Retype exactly the lines from the first one through the line with "PLOT_H = 578", including both ends; skip any pictures.

╭──

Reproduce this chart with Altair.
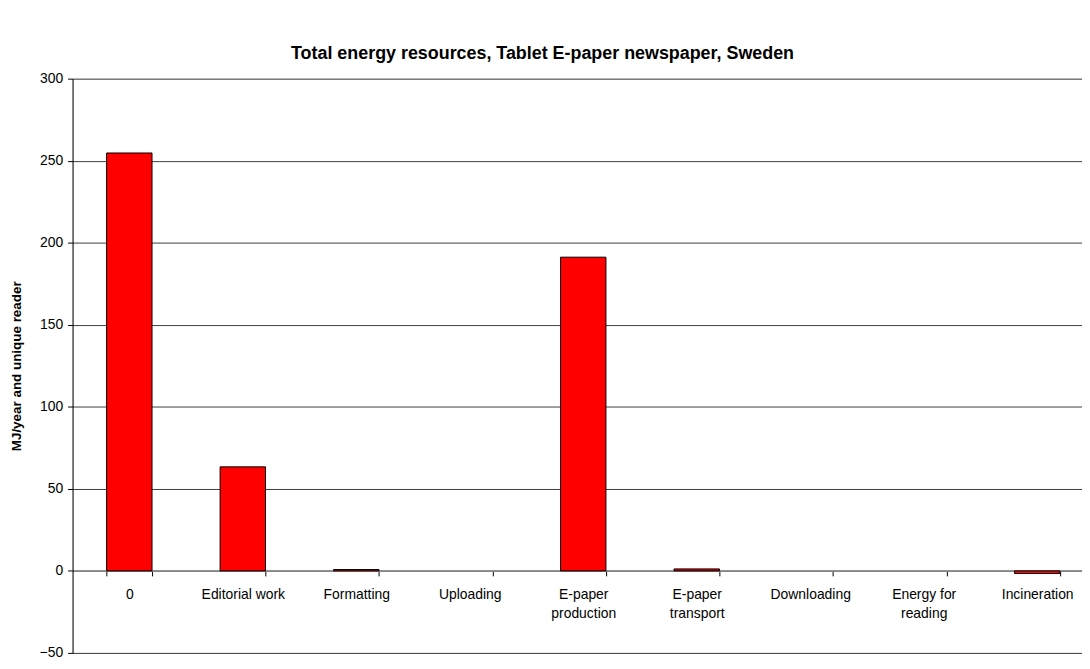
import altair as alt
import pandas as pd

categories = ["0", "Editorial work", "Formatting", "Uploading", "E-paper|production",
              "E-paper|transport", "Downloading", "Energy for|reading", "Incineration"]
values = [254.7, 63.4, 0.8, 0.0, 191.2, 1.2, 0.0, 0.0, -1.6]
y_ticks = [-50, 0, 50, 100, 150, 200, 250, 300]

df = pd.DataFrame({"category": categories, "value": values})

FONT = "Liberation Sans"
PLOT_H = 578

chart = alt.Chart(df).mark_bar(
    fill="#FF0000", stroke="#000000", strokeWidth=1
).encode(
    x=alt.X("category:N", sort=categories, title=None,
            scale=alt.Scale(paddingInner=0.6, paddingOuter=0.3),
            axis=alt.Axis(labelAngle=0, offset=-PLOT_H * 50 / 350, tickBand="extent",
                          domainColor="#808080", tickColor="#000000", tickSize=5,
                          labelExpr="split(datum.label, '|')", labelLineHeight=19,
                          labelFont=FONT, labelFontSize=14, labelColor="#000000",
                          labelPadding=12, grid=False, labelBaseline="top")),
    y=alt.Y("value:Q", title="MJ/year and unique reader",
            scale=alt.Scale(domain=[-50, 300], nice=False, zero=False),
            axis=alt.Axis(values=y_ticks, grid=True, gridColor="#404040", gridWidth=1,
                          domainColor="#000000", tickColor="#000000", tickSize=5,
                          labelFont=FONT, labelFontSize=14, labelColor="#000000",
                          labelPadding=5, titleFont=FONT, titleFontSize=13.5,
                          titleFontWeight="bold", titleColor="#000000",
                          titleX=-56, titleY=PLOT_H / 2, titleAngle=-90,
                          titleAlign="center", titleBaseline="middle")),
    strokeOpacity=alt.condition("datum.value == 0", alt.value(0), alt.value(1))
).properties(
    width=1028, height=PLOT_H,
    title=alt.TitleParams("Total energy resources, Tablet E-paper newspaper, Sweden",
                          font=FONT, fontSize=18, fontWeight="bold", color="#000000",
                          anchor="middle", dx=-41, offset=9),
    autosize=alt.AutoSizeParams(type="none"),
    padding={"left": 65, "top": 69, "right": -12, "bottom": 5}
).configure_view(stroke=None).configure(background="white")

chart.save("out.html", embed_options={"renderer": "svg", "actions": False})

╰──

Exercise output >>
Reproduce this chart with Altair.
import altair as alt
import pandas as pd

categories = ["0", "Editorial work", "Formatting", "Uploading", "E-paper|production",
              "E-paper|transport", "Downloading", "Energy for|reading", "Incineration"]
values = [254.7, 63.4, 0.8, 0.0, 191.2, 1.2, 0.0, 0.0, -1.6]
y_ticks = [-50, 0, 50, 100, 150, 200, 250, 300]

df = pd.DataFrame({"category": categories, "value": values})

FONT = "Liberation Sans"
PLOT_H = 578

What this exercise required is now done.